Saturday, May 19, 2007

Kooser charms crowd with precise verse

KAREN RIVERS
Tribune Staff Writer


First, a poet captures you with a moment. Then, he applies pressure.

And finally -- ah -- there is a release.

He lets you out.


This is how Ted Kooser -- a Pulitzer-Prize winner and two-time Poet Laureate -- explained the experience of poetry during his reading Friday night at the Dogwood Fine Arts Festival in Dowagiac. He then read his poem "The Urine Specimen."

In it, Kooser describes the odd feeling of holding that cup, "like holding an organ -- spleen or fatty pancreas." As the poem unravels, it offers an effortless humor even as it ruminates on mortality.

It ends with an effective punch line: You raise the cup to toast the man in the mirror. That man "wanly smiles," but does not drink to you.

The crowd, particularly awake after he read the title, erupted in laughter at the poem's end.

Capture. Pressure. Release.

Kooser's precise, clear work has been described, on occasion, as haiku-like. Indeed, his verse has this quality, and the poems translate well on stage. They are poignant, but digestible.

Also adding to the charm of the evening was Kooser's straightforward, gentlemanly nature. In fact, he started with a poem that undermined his celebrity.

It was called "Success."

Becoming Poet Laureate, he explained was an unsettling, terrifying experience. (He received no warning -- just a phone call, after which he staggered around a lot and knocked the side-view mirror off his car while backing out of the driveway.) With all his speaking engagements, friends were always inquiring how Kooser (an introvert) was doing. Hence, "Success."

In it, he speaks of "the thick, yellow fat of applause" building up in his arteries, and the onset of "poetic aphasia."

It was a humorous way to start the evening and indicative of Kooser's character.
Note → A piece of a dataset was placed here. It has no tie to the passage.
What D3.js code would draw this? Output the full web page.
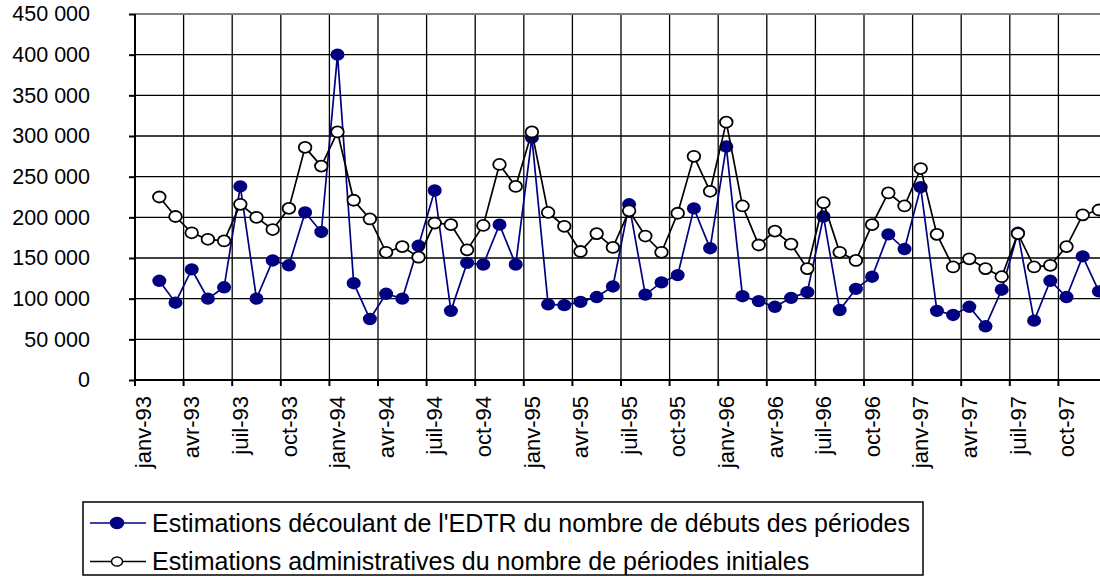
<!DOCTYPE html>
<html>
<head>
<meta charset="utf-8">
<script src="https://cdn.jsdelivr.net/npm/d3@7"></script>
<style>
  body { margin: 0; background: #fff; }
  svg { display: block; font-family: "Liberation Sans", Arial, sans-serif; }
  .grid line { stroke: #000; stroke-width: 1.3; }
</style>
</head>
<body>
<div id="chart"></div>
<script>
const years = ['93', '94', '95', '96', '97'];
const monthNames = ['janv', 'févr', 'mars', 'avr', 'mai', 'juin', 'juil', 'août', 'sept', 'oct', 'nov', 'déc'];
const categories = years.flatMap(y => monthNames.map(m => `${m}-${y}`));
const tickLabels = categories.filter((c, i) => i % 3 === 0);

// EDTR estimates (janv-93 has no value)
const edtrValues = [
  null, 122000, 95000, 136000, 100000, 114000, 238000, 100000, 147000, 141000, 206000, 182000,
  400000, 119000, 75000, 106000, 100000, 165000, 233000, 85000, 144000, 142000, 191000, 142000,
  298000, 93000, 92000, 96000, 102000, 115000, 216000, 105000, 120000, 129000, 211000, 162000,
  287000, 103000, 97000, 90000, 101000, 108000, 201000, 86000, 112000, 127000, 179000, 161000,
  237000, 85000, 80000, 90000, 66000, 111000, 181000, 73000, 122000, 102000, 152000, 109000
];
// administrative estimates
const adminValues = [
  null, 225000, 201000, 181000, 173000, 171000, 216000, 200000, 185000, 211000, 286000, 263000,
  305000, 221000, 198000, 157000, 164000, 151000, 193000, 191000, 160000, 190000, 265000, 238000,
  305000, 206000, 189000, 158000, 180000, 163000, 208000, 177000, 157000, 205000, 275000, 232000,
  317000, 214000, 166000, 183000, 167000, 137000, 218000, 157000, 147000, 191000, 230000, 214000,
  260000, 179000, 139000, 149000, 137000, 127000, 180000, 139000, 141000, 164000, 203000, 209000
];
const yTicks = [0, 50000, 100000, 150000, 200000, 250000, 300000, 350000, 400000, 450000];
const seriesNames = [
  "Estimations découlant de l'EDTR du nombre de débuts des périodes",
  "Estimations administratives du nombre de périodes initiales"
];

const W = 1100, H = 577;
const plot = { left: 135, top: 14, bottom: 380, right: 1107 };

const svg = d3.select('#chart').append('svg')
  .attr('width', W)
  .attr('height', H);

const x = d3.scaleBand()
  .domain(categories)
  .range([plot.left, plot.right]);
const cx = c => x(c) + x.bandwidth() / 2;

const y = d3.scaleLinear()
  .domain([0, 450000])
  .range([plot.bottom, plot.top]);

const fmt = v => d3.format(',')(v).replace(/,/g, ' ');

// horizontal gridlines
svg.append('g')
  .attr('class', 'grid')
  .selectAll('line')
  .data(yTicks.filter(v => v > 0 && v < 450000))
  .join('line')
  .attr('x1', plot.left).attr('x2', W)
  .attr('y1', d => y(d)).attr('y2', d => y(d));

// vertical gridlines every quarter
svg.append('g')
  .attr('class', 'grid')
  .selectAll('line')
  .data(tickLabels.slice(1))
  .join('line')
  .attr('x1', d => x(d)).attr('x2', d => x(d))
  .attr('y1', plot.top).attr('y2', plot.bottom);

// top border
svg.append('line')
  .attr('x1', plot.left).attr('x2', W)
  .attr('y1', y(450000)).attr('y2', y(450000))
  .attr('stroke', '#808080').attr('stroke-width', 2);

// y axis
const yAxis = svg.append('g')
  .attr('transform', `translate(${plot.left},0)`)
  .call(d3.axisLeft(y).tickValues(yTicks).tickFormat(fmt).tickSize(6).tickPadding(39));
yAxis.select('.domain').attr('stroke', '#000').attr('stroke-width', 2).attr('d', `M0,${plot.top}V${plot.bottom}`);
yAxis.selectAll('.tick line').attr('stroke', '#000').attr('stroke-width', 2);
yAxis.selectAll('.tick text')
  .attr('font-size', 21.5)
  .attr('font-family', '"Liberation Sans", Arial, sans-serif')
  .attr('fill', '#000');

// x axis
const xAxis = svg.append('g')
  .attr('transform', `translate(0,${plot.bottom})`);
xAxis.append('line')
  .attr('x1', plot.left).attr('x2', W)
  .attr('stroke', '#000').attr('stroke-width', 2);
xAxis.selectAll('.xtick')
  .data(tickLabels)
  .join('line')
  .attr('x1', d => x(d)).attr('x2', d => x(d))
  .attr('y1', 0).attr('y2', 6)
  .attr('stroke', '#000').attr('stroke-width', 2);
xAxis.selectAll('.xlabel')
  .data(tickLabels)
  .join('text')
  .attr('transform', d => `translate(${cx(d)},16) rotate(-90)`)
  .attr('text-anchor', 'end')
  .attr('dy', '0.35em')
  .attr('font-size', 22)
  .attr('fill', '#000')
  .text(d => d);

// series
const lineGen = d3.line()
  .defined(d => d.v != null)
  .x(d => cx(d.c))
  .y(d => y(d.v));

const edtr = categories.map((c, i) => ({ c, v: edtrValues[i] }));
const admin = categories.map((c, i) => ({ c, v: adminValues[i] }));

svg.append('path')
  .datum(edtr)
  .attr('d', lineGen)
  .attr('fill', 'none')
  .attr('stroke', '#000080')
  .attr('stroke-width', 1.7);
svg.append('g')
  .selectAll('ellipse')
  .data(edtr.filter(d => d.v != null))
  .join('ellipse')
  .attr('cx', d => cx(d.c))
  .attr('cy', d => y(d.v))
  .attr('rx', 7)
  .attr('ry', 6.2)
  .attr('fill', '#000080');

svg.append('path')
  .datum(admin)
  .attr('d', lineGen)
  .attr('fill', 'none')
  .attr('stroke', '#000')
  .attr('stroke-width', 1.7);
svg.append('g')
  .selectAll('ellipse')
  .data(admin.filter(d => d.v != null))
  .join('ellipse')
  .attr('cx', d => cx(d.c))
  .attr('cy', d => y(d.v))
  .attr('rx', 6.3)
  .attr('ry', 5.5)
  .attr('fill', '#fff')
  .attr('stroke', '#000')
  .attr('stroke-width', 1.8);

// legend
const legend = svg.append('g');
legend.append('rect')
  .attr('x', 83).attr('y', 502)
  .attr('width', 840).attr('height', 73)
  .attr('fill', '#fff')
  .attr('stroke', '#000').attr('stroke-width', 1.5);

const legendItems = [
  { name: seriesNames[0], color: '#000080', fill: '#000080', rx: 6.5, ry: 5.5 },
  { name: seriesNames[1], color: '#000', fill: '#fff', rx: 5.5, ry: 4.6 }
];
legendItems.forEach((d, i) => {
  const ly = 523 + i * 38.5;
  legend.append('line')
    .attr('x1', 90).attr('x2', 146)
    .attr('y1', ly).attr('y2', ly)
    .attr('stroke', d.color).attr('stroke-width', 1.7);
  legend.append('ellipse')
    .attr('cx', 117).attr('cy', ly).attr('rx', d.rx).attr('ry', d.ry)
    .attr('fill', d.fill)
    .attr('stroke', d.color).attr('stroke-width', 1.5);
  legend.append('text')
    .attr('x', 152).attr('y', ly)
    .attr('dy', '0.35em')
    .attr('font-size', 25)
    .attr('fill', '#000')
    .text(d.name);
});
</script>
</body>
</html>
He went on to tell the audience that he has long woken at 4:30 a.m to write, and his work, in a way, seems to reflect that. In his poems, his diligence to observing the world is clear.

Sometimes, his works were snapshots capturing small moments of wonder -- a skater executing a turn, his wife washing her hands ("The more ordinary an experience, the more I love it," he said). Other times, they were poignant portraits of family members. Occasionally, they touched on greater social issues, as with his piece on county poor farms, a striking poem that left the audience with the haunting image of bodies buried by the government, each with a mason jar, the person's name written on a slip of paper inside.

Kooser's poems always seemed to hit their mark. They often earned murmurs of recognition or spontaneous clapping at their "release" moment. The evening, packed with his short, elegant, sparse verse, seemed to go quickly. Kooser left the stage to warm and genuine applause.